The big selling point for Michigan’s new auto No-Fault insurance law was that drivers would be able to save money on their car insurance by choosing the level of medical coverage they wanted to have available to them and their family if tragedy struck and they were injured in a car accident.
But what the politicians failed to tell people was that the coverage levels for No-Fault PIP medical benefits with the most savings potential would not be available to drivers if they or certain family members did not have a qualified plan to cover healthcare costs after a car accident.
- The $50,000 coverage level for drivers on Medicaid, which is supposed to result in average savings of 45%, is available only if the driver’s spouse or relative who lives in the same home has a qualified plan, is “enrolled in Medicaid” or has his or her own No-Fault auto insurance policy.

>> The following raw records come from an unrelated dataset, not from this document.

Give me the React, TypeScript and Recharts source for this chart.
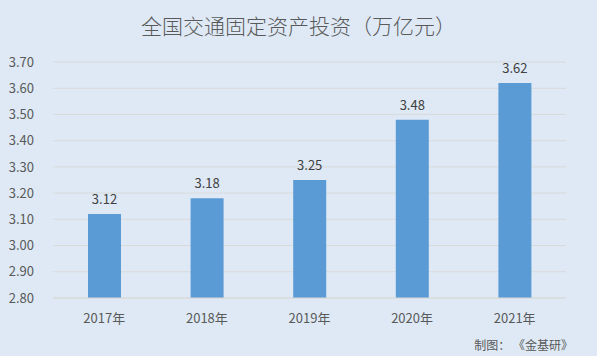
import { BarChart, Bar, XAxis, YAxis, CartesianGrid, LabelList } from "recharts";

// Chart values
const years = ["2017年", "2018年", "2019年", "2020年", "2021年"];
const investment = [3.12, 3.18, 3.25, 3.48, 3.62];
const yTicks = [2.8, 2.9, 3.0, 3.1, 3.2, 3.3, 3.4, 3.5, 3.6, 3.7];

const data = years.map((year, i) => ({ year, value: investment[i] }));

const FONT = "'Noto Sans CJK SC', 'Noto Sans', sans-serif";
const TEXT = "#595959";

const App = () => {
  return (
    <div
      style={{
        position: "fixed",
        left: 0,
        top: 0,
        width: 597,
        height: 356,
        background: "#dee9f5",
        fontFamily: FONT,
      }}
    >
      {/* Title */}
      <div
        style={{
          position: "absolute",
          top: 10,
          left: 0,
          width: 597,
          textAlign: "center",
          fontSize: 21,
          fontWeight: 300,
          color: TEXT,
        }}
      >
        全国交通固定资产投资（万亿元）
      </div>

      <BarChart
        width={597}
        height={356}
        data={data}
        margin={{ top: 62, right: 31, bottom: 28, left: 0 }}
      >
        <CartesianGrid vertical={false} stroke="#d9d9d9" />
        <XAxis
          dataKey="year"
          height={30}
          axisLine={{ stroke: "#d9d9d9" }}
          tickLine={false}
          tick={{ fontSize: 13, fill: TEXT, fontFamily: FONT }}
          tickMargin={10}
        />
        <YAxis
          domain={[2.8, 3.7]}
          ticks={yTicks}
          interval={0}
          width={53}
          axisLine={false}
          tickLine={false}
          tickFormatter={(v: number) => v.toFixed(2)}
          tick={{ fontSize: 13, fill: TEXT, fontFamily: FONT }}
          tickMargin={13}
          allowDataOverflow
        />
        <Bar dataKey="value" fill="#5b9bd5" barSize={33} isAnimationActive={false}>
          <LabelList
            dataKey="value"
            position="top"
            offset={10}
            formatter={(v: number) => v.toFixed(2)}
            style={{ fontSize: 13, fill: "#404040", fontFamily: FONT }}
          />
        </Bar>
      </BarChart>

      {/* Source note */}
      <div
        style={{
          position: "absolute",
          right: 24,
          top: 336,
          fontSize: 12,
          color: TEXT,
        }}
      >
        制图：&nbsp;《金基研》
      </div>
    </div>
  );
};

export default App;
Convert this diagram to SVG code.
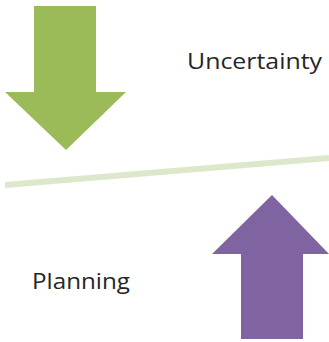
<svg xmlns="http://www.w3.org/2000/svg" width="329" height="342" viewBox="0 0 329 342">
<style>
.lbl{font-family:"Open Sans","Liberation Sans",sans-serif;font-size:21px;fill:#262626}
</style>
<rect width="329" height="342" fill="#ffffff"/>
<g id="connectors">
<line x1="5" y1="185" x2="329" y2="158" stroke="#dde8cb" stroke-width="6"/>
</g>
<g id="uncertainty-arrow">
<polygon points="34,6 96,6 96,92 126,92 66,150 5,92 34,92" fill="#9bbb59"/>
</g>
<g id="planning-arrow">
<polygon points="272,195 329,254 303,254 303,339 241,339 241,254 212,254" fill="#8064a2"/>
</g>
<g id="uncertainty-label">
<text class="lbl" x="187" y="69" textLength="135" lengthAdjust="spacingAndGlyphs">Uncertainty</text>
</g>
<g id="planning-label">
<text class="lbl" x="32" y="289" textLength="98" lengthAdjust="spacingAndGlyphs">Planning</text>
</g>
</svg>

- The ability to opt-out of No-Fault PIP medical benefits coverage completely for a driver on Medicare, which eliminates his or her premium for No-Fault medical coverage, depends on whether his or her spouse or family member that lives in the same house has the proper health insurance or has their own No-Fault auto insurance policy.

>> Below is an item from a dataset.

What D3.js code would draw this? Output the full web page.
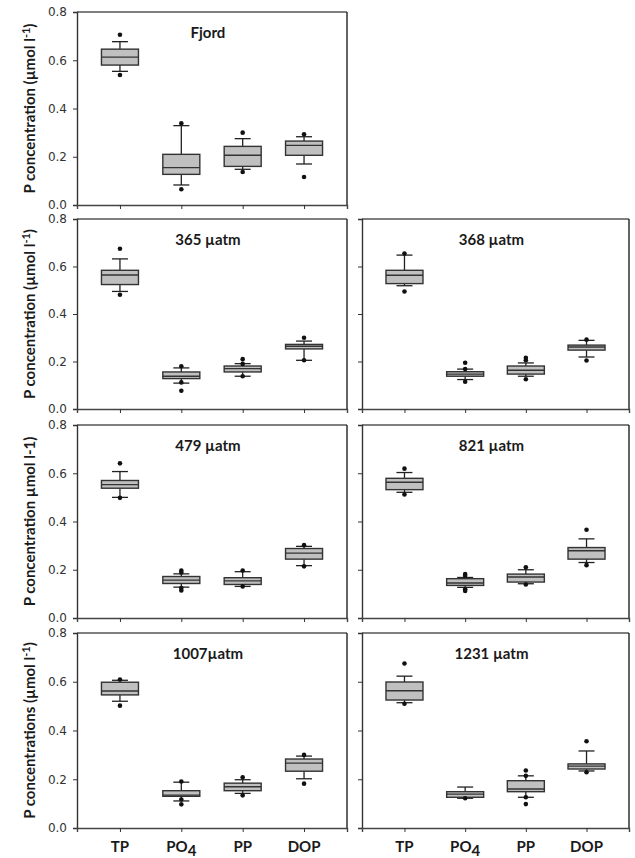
<!DOCTYPE html>
<html>
<head>
<meta charset="utf-8">
<script src="https://cdn.jsdelivr.net/npm/d3@7"></script>
<style>
  body { margin: 0; background: #fff; }
  .tick text { font-family: "DejaVu Sans", sans-serif; font-size: 12px; fill: #333; }
  .ttl { font-family: Lato, "Open Sans", sans-serif; font-weight: bold; fill: #1a1a1a; }
</style>
</head>
<body>
<div id="chart"></div>
<script>
const categories = ["TP", "PO4", "PP", "DOP"];
const panelTitles = ["Fjord", "365 µatm", "368 µatm", "479 µatm", "821 µatm", "1007µatm", "1231 µatm"];
const yTicks = [0, 0.2, 0.4, 0.6, 0.8];

// box stats per panel, one value per category
const q1 = [
  [0.580, 0.127, 0.160, 0.206],
  [0.524, 0.128, 0.156, 0.253],
  [0.528, 0.138, 0.147, 0.248],
  [0.538, 0.143, 0.139, 0.244],
  [0.532, 0.135, 0.149, 0.244],
  [0.546, 0.130, 0.153, 0.233],
  [0.525, 0.126, 0.149, 0.242]
];
const medians = [
  [0.613, 0.155, 0.206, 0.247],
  [0.564, 0.138, 0.170, 0.264],
  [0.563, 0.147, 0.163, 0.261],
  [0.553, 0.157, 0.154, 0.269],
  [0.563, 0.145, 0.170, 0.279],
  [0.562, 0.135, 0.169, 0.266],
  [0.563, 0.139, 0.160, 0.254]
];
const q3 = [
  [0.646, 0.210, 0.243, 0.265],
  [0.584, 0.156, 0.181, 0.272],
  [0.584, 0.157, 0.181, 0.269],
  [0.570, 0.172, 0.167, 0.288],
  [0.579, 0.163, 0.182, 0.292],
  [0.598, 0.153, 0.184, 0.283],
  [0.599, 0.149, 0.194, 0.263]
];
const whiskLow = [
  [0.554, 0.083, 0.148, 0.170],
  [0.495, 0.109, 0.138, 0.205],
  [0.519, 0.124, 0.138, 0.219],
  [0.500, 0.128, 0.131, 0.217],
  [0.521, 0.127, 0.142, 0.230],
  [0.520, 0.111, 0.142, 0.202],
  [0.514, 0.122, 0.126, 0.234]
];
const whiskHigh = [
  [0.677, 0.329, 0.275, 0.283],
  [0.632, 0.173, 0.191, 0.286],
  [0.648, 0.168, 0.194, 0.289],
  [0.607, 0.183, 0.192, 0.297],
  [0.603, 0.168, 0.200, 0.328],
  [0.606, 0.188, 0.198, 0.295],
  [0.623, 0.168, 0.214, 0.316]
];
const outliers = [
  [[0.706, 0.539], [0.339, 0.065], [0.300, 0.137], [0.293, 0.116]],
  [[0.675, 0.481], [0.180, 0.112, 0.077], [0.210, 0.190, 0.138], [0.300, 0.205]],
  [[0.655, 0.495], [0.195, 0.168, 0.115], [0.216, 0.205, 0.125], [0.292, 0.204]],
  [[0.641, 0.498], [0.197, 0.189, 0.124, 0.114], [0.197, 0.131], [0.302, 0.214]],
  [[0.619, 0.512], [0.182, 0.175, 0.119, 0.112], [0.210, 0.139], [0.366, 0.219]],
  [[0.609, 0.502], [0.191, 0.117, 0.097], [0.208, 0.134], [0.300, 0.182]],
  [[0.675, 0.510], [0.122], [0.236, 0.214, 0.126, 0.098], [0.356, 0.229]]
];

// layout
const cols = [[77, 347], [362, 629]];
const rows = [[12, 205], [219, 409], [425, 618], [633, 828]];
const panelCell = [[0, 0], [1, 0], [1, 1], [2, 0], [2, 1], [3, 0], [3, 1]];
const yTitles = [
  ["P concentration (µmol l", "-1", ")"],
  ["P concentration (µmol l", "-1", ")"],
  ["P concentration µmol l-1)", "", ""],
  ["P concentrations (µmol l", "-1", ")"]
];

const svg = d3.select("#chart").append("svg")
  .attr("width", 635).attr("height", 858);

panelTitles.forEach((title, p) => {
  const [ri, ci] = panelCell[p];
  const [x0, x1] = cols[ci];
  const [yTop, yBot] = rows[ri];

  const x = d3.scalePoint().domain(categories).range([x0, x1]).padding(0.7);
  const y = d3.scaleLinear().domain([0, 0.8]).range([yBot, yTop]);

  const g = svg.append("g");

  // frame
  g.append("line").attr("x1", x0).attr("x2", x1).attr("y1", yTop).attr("y2", yTop)
    .attr("stroke", "#555").attr("stroke-width", 1.4);
  g.append("line").attr("x1", x1).attr("x2", x1).attr("y1", yTop).attr("y2", yBot)
    .attr("stroke", "#222").attr("stroke-width", 1.4);

  const yAxis = d3.axisLeft(y).tickValues(yTicks).tickSize(4).tickPadding(6)
    .tickFormat(ci === 0 ? d3.format(".1f") : "");
  const ya = g.append("g").attr("transform", `translate(${x0},0)`).call(yAxis);
  ya.select(".domain").attr("stroke", "#333").attr("stroke-width", 1.4);
  ya.selectAll(".tick line").attr("stroke", "#333");

  const xAxis = d3.axisBottom(x).tickSize(4).tickFormat("");
  const xa = g.append("g").attr("transform", `translate(0,${yBot})`).call(xAxis);
  xa.select(".domain").attr("stroke", "#444").attr("stroke-width", 1.4);
  xa.selectAll(".tick line").attr("stroke", "#333");

  // panel title
  g.append("text").attr("class", "ttl")
    .attr("x", x0 + (x1 - x0) * 0.485).attr("y", yTop + 26)
    .attr("text-anchor", "middle").attr("font-size", 15)
    .text(title);

  // boxes
  const bw = 37, cw = 16;
  categories.forEach((c, i) => {
    const cx = x(c);
    // whiskers
    g.append("line").attr("x1", cx).attr("x2", cx)
      .attr("y1", y(q3[p][i])).attr("y2", y(whiskHigh[p][i]))
      .attr("stroke", "#222").attr("stroke-width", 1.3);
    g.append("line").attr("x1", cx).attr("x2", cx)
      .attr("y1", y(q1[p][i])).attr("y2", y(whiskLow[p][i]))
      .attr("stroke", "#222").attr("stroke-width", 1.3);
    [whiskHigh[p][i], whiskLow[p][i]].forEach(v => {
      g.append("line").attr("x1", cx - cw / 2).attr("x2", cx + cw / 2)
        .attr("y1", y(v)).attr("y2", y(v))
        .attr("stroke", "#222").attr("stroke-width", 1.3);
    });
    g.append("rect")
      .attr("x", cx - bw / 2).attr("width", bw)
      .attr("y", y(q3[p][i])).attr("height", y(q1[p][i]) - y(q3[p][i]))
      .attr("fill", "#c0c0c0").attr("stroke", "#333").attr("stroke-width", 1.4);
    g.append("line").attr("x1", cx - bw / 2).attr("x2", cx + bw / 2)
      .attr("y1", y(medians[p][i])).attr("y2", y(medians[p][i]))
      .attr("stroke", "#333").attr("stroke-width", 1.4);
    g.selectAll(null).data(outliers[p][i]).enter().append("circle")
      .attr("cx", cx).attr("cy", d => y(d)).attr("r", 2.3)
      .attr("fill", "#111");
  });
});

// y axis titles, one per row
rows.forEach(([yTop, yBot], ri) => {
  const t = svg.append("text").attr("class", "ttl")
    .attr("font-size", 15).attr("text-anchor", "middle")
    .attr("transform", `translate(35,${(yTop + yBot) / 2}) rotate(-90)`);
  const parts = yTitles[ri];
  t.append("tspan").text(parts[0]);
  if (parts[1]) {
    t.append("tspan").attr("font-size", 11).attr("dy", -5).text(parts[1]);
    t.append("tspan").attr("dy", 5).text(parts[2]);
  }
});

// category labels under the bottom row
const lastRow = rows[3];
cols.forEach(([x0, x1]) => {
  const x = d3.scalePoint().domain(categories).range([x0, x1]).padding(0.7);
  categories.forEach(c => {
    const t = svg.append("text").attr("class", "ttl")
      .attr("font-size", 15).attr("text-anchor", "middle")
      .attr("x", x(c)).attr("y", lastRow[1] + 24);
    if (c === "PO4") {
      t.append("tspan").text("PO");
      t.append("tspan").attr("dy", 4).text("4");
    } else {
      t.text(c);
    }
  });
});
</script>
</body>
</html>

- The new No-Fault law allows drivers to choose the $250,000 coverage level for No-Fault PIP medical benefits and coordinate his or her health insurance with No-Fault coverage, which results in a 100% reduction in his or her premium for No-Fault medical coverage. But this coverage option is only available if (1) the driver has private health insurance that meets the law’s requirements and (2) the driver’s spouse or family members have a qualified plan through a private insurer or Medicare.
The expectation with the new requirement regarding qualified health coverage is that, in addition to making it difficult to secure certain coverage levels, it will complicate both access to and the cost of private health insurance.
The new No-Fault law requires that the health insurance necessary for certain No-Fault coverage levels must not exclude or limit coverage for auto accident-related medical care. That means that “qualified” plans must effectively offer the same coverage that is available under No-Fault. This is going to cause one or both of the following things to happen:
- Health insurers will exclude auto coverage altogether to avoid having to meet the higher coverage demands.
- Health insurers are going to increase their prices considerably in order to be able to afford to provide the same medical care and treatment coverage that is available through No-Fault PIP medical benefits coverage.
If you’re wondering if you have the right health insurance plan to select the No-Fault coverage level you want, then you should check with your insurer. Michigan’s Insurance Commissioner has required them to put together documentation to indicate whether their coverage is “qualified for purposes of no-fault insurance.”